The numbers back it up. In 2022, revenue dropped 1%. And through the first nine months of 2023, revenue cratered 46%.

Dramatically declining sales figures on their own are already alarming enough. In Upstart's case, it's also burning through cash. The cumulative net loss was $198 million in the last three quarters. There's really no telling when these struggles will end.

Waiting on improvements

I can see why some investors who focus their attention more on speculative growth stocks that have sizable potential over the long term might be compelled to take a closer look at Upstart. Not only has the business already found a real-world use case for AI, but the fact that the total origination value of personal, auto, home, and small business loans in the U.S. is roughly $4 trillion means that this company is staring at a huge opportunity.

In my opinion, though, owning shares is just too risky of a bet right now.

What has become obvious in the past couple of years is just how dependent Upstart is on factors that are entirely outside of its control. Whatever happens with inflation is anyone's guess. The direction of interest rates is at the mercy of the central bankers.

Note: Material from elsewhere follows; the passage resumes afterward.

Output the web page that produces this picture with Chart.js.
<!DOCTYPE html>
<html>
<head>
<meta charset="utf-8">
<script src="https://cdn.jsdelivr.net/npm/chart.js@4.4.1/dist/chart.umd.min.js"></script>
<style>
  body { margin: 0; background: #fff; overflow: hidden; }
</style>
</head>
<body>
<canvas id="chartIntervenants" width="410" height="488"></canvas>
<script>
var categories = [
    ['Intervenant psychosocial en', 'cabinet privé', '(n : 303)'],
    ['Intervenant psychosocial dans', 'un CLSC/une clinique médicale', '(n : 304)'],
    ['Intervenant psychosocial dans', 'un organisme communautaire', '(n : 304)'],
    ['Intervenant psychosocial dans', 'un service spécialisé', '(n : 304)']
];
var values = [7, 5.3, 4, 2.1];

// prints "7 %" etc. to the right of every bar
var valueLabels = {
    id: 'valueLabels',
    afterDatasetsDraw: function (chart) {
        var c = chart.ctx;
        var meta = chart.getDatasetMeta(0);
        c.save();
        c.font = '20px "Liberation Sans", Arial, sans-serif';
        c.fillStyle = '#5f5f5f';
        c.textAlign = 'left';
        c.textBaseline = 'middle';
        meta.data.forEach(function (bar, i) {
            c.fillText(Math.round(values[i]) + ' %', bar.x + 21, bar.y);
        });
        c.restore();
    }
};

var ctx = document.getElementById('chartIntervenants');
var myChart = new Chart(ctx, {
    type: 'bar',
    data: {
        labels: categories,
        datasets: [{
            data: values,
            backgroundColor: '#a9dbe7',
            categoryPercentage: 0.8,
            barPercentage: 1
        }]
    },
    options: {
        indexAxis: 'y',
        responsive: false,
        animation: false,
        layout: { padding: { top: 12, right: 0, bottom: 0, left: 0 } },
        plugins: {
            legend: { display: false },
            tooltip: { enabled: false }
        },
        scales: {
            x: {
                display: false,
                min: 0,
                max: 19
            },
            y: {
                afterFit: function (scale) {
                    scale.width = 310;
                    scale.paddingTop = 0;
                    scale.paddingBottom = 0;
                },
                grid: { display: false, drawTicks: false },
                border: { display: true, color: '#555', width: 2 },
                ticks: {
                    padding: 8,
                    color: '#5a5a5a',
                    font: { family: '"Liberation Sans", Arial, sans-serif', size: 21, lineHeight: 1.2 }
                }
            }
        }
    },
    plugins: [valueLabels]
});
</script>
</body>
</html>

To be fair, the Consumer Price Index is slowly coming down to the Fed's 2% target. More progress on this front could prompt a rate cut sometime in 2024. The result for Upstart might be greater demand from borrowers. But this is totally unpredictable.

From my perspective, I don't feel comfortable owning a business that might not even be around in five or 10 years' time. Therefore, only when Upstart has proven its ability to consistently grow revenue and produce positive net income in a range of economic scenarios it's best to avoid this stock. The risk is simply too high for investors right now.